Critics of a Washington Post opinion piece, originally titled "One way to end violence against women? Stop taking lovers and get married," said the authors cherry-picked research on domestic violence in order to present marriage as one of the solutions to high sexual assault rates.
In the New York Times, Sara Shoener, a public health researcher, argued that the value given to marriage actually endangers many women. She wrote that during her research, she learned that "one of the most common barriers to women’s safety was something I had never considered before: the high value our culture places on two-parent families."
Shoener described multiple scenarios in which women were afraid to cut ties with an abusive partner because of how society might perceive them as single mothers. And she said that the value of marriage has been institutionalized.
"Mental health professionals, law enforcement officials, judges and members of the clergy often showed greater concern for the maintenance of a two-parent family than for the safety of the mother and her children," she wrote. "Women who left abusive men were frequently perceived at best as mothers who had not successfully kept their children out of harm’s way and at worst as liars who were alienating children from their fathers."
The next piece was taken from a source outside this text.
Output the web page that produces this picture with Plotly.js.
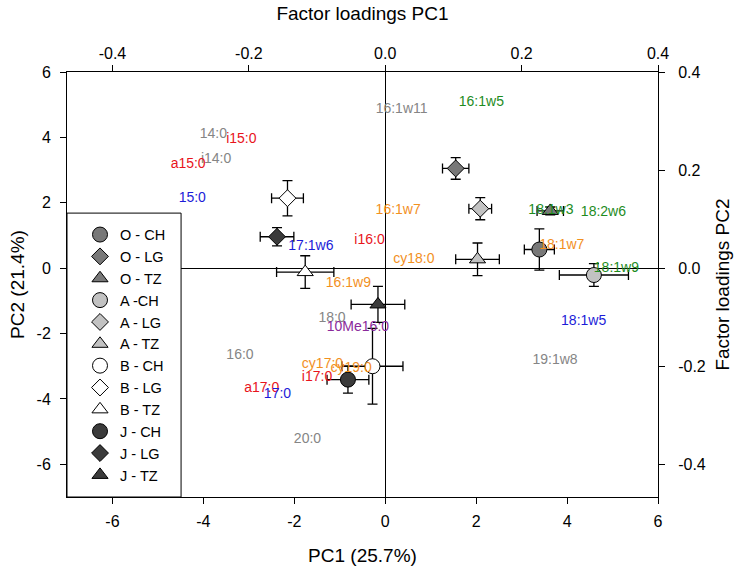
<!DOCTYPE html>
<html>
<head>
<meta charset="utf-8">
<script src="https://cdn.plot.ly/plotly-3.0.1.min.js"></script>
<style>
  html, body { margin: 0; padding: 0; background: #ffffff; }
  #chart { width: 744px; height: 571px; }
</style>
</head>
<body>
<div id="chart"></div>
<script>
// ---- Sample scores (PC1 / PC2) with standard errors ----
const seriesNames = ['O - CH', 'O - LG', 'O - TZ', 'A -CH', 'A - LG', 'A - TZ',
                     'B - CH', 'B - LG', 'B - TZ', 'J - CH', 'J - LG', 'J - TZ'];
const seriesSite  = ['O', 'O', 'O', 'A', 'A', 'A', 'B', 'B', 'B', 'J', 'J', 'J'];
const seriesType  = ['CH', 'LG', 'TZ', 'CH', 'LG', 'TZ', 'CH', 'LG', 'TZ', 'CH', 'LG', 'TZ'];
const pc1Score = [3.39, 1.55, 3.63, 4.59, 2.09, 2.03, -0.28, -2.15, -1.76, -0.82, -2.38, -0.16];
const pc2Score = [0.57, 3.05, 1.75, -0.21, 1.82, 0.27, -3.00, 2.14, -0.12, -3.41, 0.96, -1.11];
const pc1Err   = [0.33, 0.29, 0.29, 0.76, 0.25, 0.48, 0.67, 0.35, 0.63, 0.46, 0.37, 0.59];
const pc2Err   = [0.63, 0.33, 0.12, 0.35, 0.34, 0.50, 1.16, 0.54, 0.50, 0.41, 0.28, 0.55];

// ---- Factor loadings (PLFA markers) ----
const loadNames = ['16:1w11', '14:0', 'i15:0', 'i14:0', 'a15:0', '15:0', '16:1w7', 'i16:0',
                   '17:1w6', 'cy18:0', '16:1w9', '16:1w5', '18:1w3', '18:2w6', '18:1w7',
                   '18:1w9', '18:0', '10Me16:0', '16:0', 'cy17:0', 'cy19:0', 'i17:0',
                   'a17:0', '17:0', '20:0', '18:1w5', '19:1w8'];
const loadPC1 = [0.024, -0.252, -0.211, -0.248, -0.289, -0.283, 0.019, -0.023,
                 -0.109, 0.042, -0.054, 0.141, 0.243, 0.320, 0.259,
                 0.339, -0.078, -0.040, -0.213, -0.092, -0.050, -0.100,
                 -0.181, -0.158, -0.114, 0.291, 0.249];
const loadPC2 = [0.323, 0.273, 0.262, 0.222, 0.211, 0.142, 0.117, 0.057,
                 0.045, 0.018, -0.032, 0.338, 0.118, 0.113, 0.047,
                 -0.001, -0.102, -0.120, -0.178, -0.197, -0.205, -0.222,
                 -0.246, -0.257, -0.349, -0.108, -0.188];
const loadGroup = ['general', 'general', 'grampos', 'general', 'grampos', 'other', 'gramneg', 'grampos',
                   'other', 'gramneg', 'gramneg', 'fungi', 'fungi', 'fungi', 'gramneg',
                   'fungi', 'general', 'actino', 'general', 'gramneg', 'gramneg', 'grampos',
                   'grampos', 'other', 'general', 'other', 'general'];

// ---- Axis ticks ----
const scoreTicks = [-6, -4, -2, 0, 2, 4, 6];
const scoreTickText = ['-6', '-4', '-2', '0', '2', '4', '6'];
const loadTicks = [-0.4, -0.2, 0.0, 0.2, 0.4];
const loadTickText = ['-0.4', '-0.2', '0.0', '0.2', '0.4'];

// ---- Styling ----
const FONT = 'Arial, "Liberation Sans", sans-serif';
const siteFill = { O: '#787878', A: '#c2c2c2', B: '#ffffff', J: '#3b3b3b' };
const typeSymbol = { CH: 'circle', LG: 'diamond', TZ: 'triangle-up' };
const typeSize = { CH: 15, LG: 13, TZ: 14 };
const groupColor = { general: '#858585', grampos: '#e8141c', other: '#1c1cd8',
                     gramneg: '#f2901e', fungi: '#1e8c1e', actino: '#8b2a9b' };

const traces = seriesNames.map((name, i) => ({
  type: 'scatter', mode: 'markers', name: name,
  x: [pc1Score[i]], y: [pc2Score[i]],
  xaxis: 'x', yaxis: 'y',
  marker: { symbol: typeSymbol[seriesType[i]], size: typeSize[seriesType[i]],
            color: siteFill[seriesSite[i]], line: { color: '#000000', width: 1 } },
  error_x: { type: 'data', array: [pc1Err[i]], color: '#000000', thickness: 1.3, width: 5 },
  error_y: { type: 'data', array: [pc2Err[i]], color: '#000000', thickness: 1.3, width: 5 },
  showlegend: true
}));

traces.push({
  type: 'scatter', mode: 'text', name: 'loadings',
  x: loadPC1, y: loadPC2, text: loadNames,
  xaxis: 'x2', yaxis: 'y2',
  textposition: 'middle center',
  textfont: { family: FONT, size: 14, color: loadGroup.map(g => groupColor[g]) },
  hoverinfo: 'text', showlegend: false
});

const scoreRange = [-7, 6];
const loadRange = [-7 / 15, 0.4];

const axisCommon = {
  showgrid: false, showline: true, linecolor: '#000000', linewidth: 1,
  ticks: 'outside', ticklen: 6, tickwidth: 1, tickcolor: '#000000',
  tickfont: { family: FONT, size: 16, color: '#000000' },
  automargin: false
};

const layout = {
  width: 744, height: 571,
  margin: { l: 67, r: 86, t: 72, b: 74, pad: 0 },
  paper_bgcolor: '#ffffff', plot_bgcolor: '#ffffff',
  font: { family: FONT, color: '#000000' },
  showlegend: true,
  xaxis: Object.assign({}, axisCommon, {
    range: scoreRange, tickvals: scoreTicks, ticktext: scoreTickText,
    zeroline: true, zerolinecolor: '#000000', zerolinewidth: 1,
    ticklabelstandoff: 4,
    title: { text: 'PC1 (25.7%)', font: { family: FONT, size: 19 }, standoff: 19 }
  }),
  yaxis: Object.assign({}, axisCommon, {
    range: scoreRange, tickvals: scoreTicks, ticktext: scoreTickText,
    zeroline: true, zerolinecolor: '#000000', zerolinewidth: 1,
    ticklabelstandoff: 6,
    title: { text: 'PC2 (21.4%)', font: { family: FONT, size: 19 }, standoff: 6 }
  }),
  xaxis2: Object.assign({}, axisCommon, {
    overlaying: 'x', side: 'top', anchor: 'y',
    range: loadRange, tickvals: loadTicks, ticktext: loadTickText,
    zeroline: false, ticklabelstandoff: 0,
    title: { text: 'Factor loadings PC1', font: { family: FONT, size: 19 }, standoff: 18 }
  }),
  yaxis2: Object.assign({}, axisCommon, {
    overlaying: 'y', side: 'right', anchor: 'x',
    range: loadRange, tickvals: loadTicks, ticktext: loadTickText,
    zeroline: false, ticklabelstandoff: 10,
    title: { text: 'Factor loadings PC2', font: { family: FONT, size: 19 }, standoff: 10 }
  }),
  shapes: [{
    type: 'rect', xref: 'paper', yref: 'paper', layer: 'above',
    x0: 0, x1: 0.193, y0: 0, y1: 0.668,
    line: { color: '#000000', width: 1 }, fillcolor: '#ffffff'
  }],
  legend: {
    x: 0.022, y: 0.655, xanchor: 'left', yanchor: 'top',
    bgcolor: 'rgba(0,0,0,0)', borderwidth: 0,
    font: { family: FONT, size: 14.5, color: '#000000' },
    tracegroupgap: 0
  }
};

Plotly.newPlot('chart', traces, layout, { displayModeBar: false, responsive: false });
</script>
</body>
</html>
She acknowledges that children who grow up in two-parent homes are on average better off, but argues that the focus on children having two parents can be detrimental.
"However, I have seen the ways in which prioritizing two-parent families tethers victims of violence to their assailants, sacrifices safety in the name of parental rights and helps batterers maintain control," she wrote. "Sweeping rhetoric about the value of marriage and father involvement is not just incomplete. For victims of domestic violence, it’s dangerous."